La diapositive 6, maintenant, illustre l'évolution de la valeur des terres et bâtiments au fil du temps, à partir de 1971. Les données sources utilisées pour établir ce graphique proviennent de notre Programme des finances agricoles, dont les renseignements sont moins détaillés que ceux du Recensement de l'agriculture, mais sont plus réguliers. Si nous jetons un coup d'œil à la tendance de la valeur par acre des terres, on constate qu'après une période de stagnation du début des années 1980 jusqu'aux années 1990, la valeur des terres a généralement été en croissance, avec de fortes poussées à compter de 2010.

On notera également qu'au cours de la période de cinq années entre 2010 et 2015, la valeur moyenne des terres et des bâtiments par acre s'est accrue de 77 p. 100, atteignant presque 2 700 $ l'acre. Bien sûr, cela varie d'une province à une autre. La valeur des terres en Saskatchewan, au cours de la même période, s'est accrue de 110 p. 100; en revanche, elle a augmenté de 78 p. 100 au Manitoba, de 84 p. 100 en Ontario et de 73 p. 100 au Québec.

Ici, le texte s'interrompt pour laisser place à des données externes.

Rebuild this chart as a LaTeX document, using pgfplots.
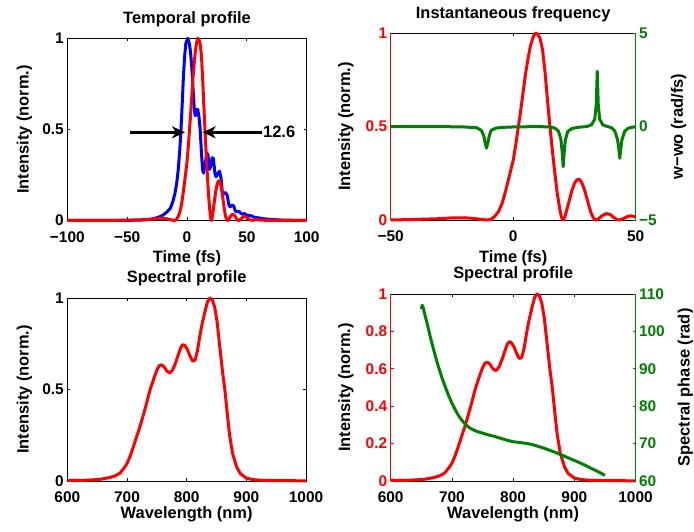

La valeur des terres varie également d'une province à une autre. Les terres de l'Ontario sont les plus coûteuses. La valeur par acre des terres et des bâtiments en 2015 était d'environ 10 000 $ en Ontario, par comparaison à environ 5 500 $ l'acre au Québec et environ 5 400 $ l'acre en Colombie-Britannique. En 2015, la province affichant la plus faible valeur par acre des terres et des bâtiments était la Saskatchewan, avec environ 1 200 $ l'acre.

Passons à la diapositive 7; comme je viens de le dire, cette augmentation de la valeur des terres n'est pas uniforme à l'échelle du pays. À la diapositive 7, nous tentons d'illustrer l'évolution dans le temps de la valeur par acre des terres et des bâtiments en nous appuyant sur une géographie dite des « subdivisions de recensement unifiées ». Il s'agit d'une géographie fondée sur le recensement qui couvre tout le pays. Elle ne correspond pas nécessairement aux régions agricoles. Si vous regardez la carte, bien entendu, nous savons qu'il n'y a pas d'agriculture à proximité de la baie James. C'est seulement de cette façon que les frontières sont délimitées.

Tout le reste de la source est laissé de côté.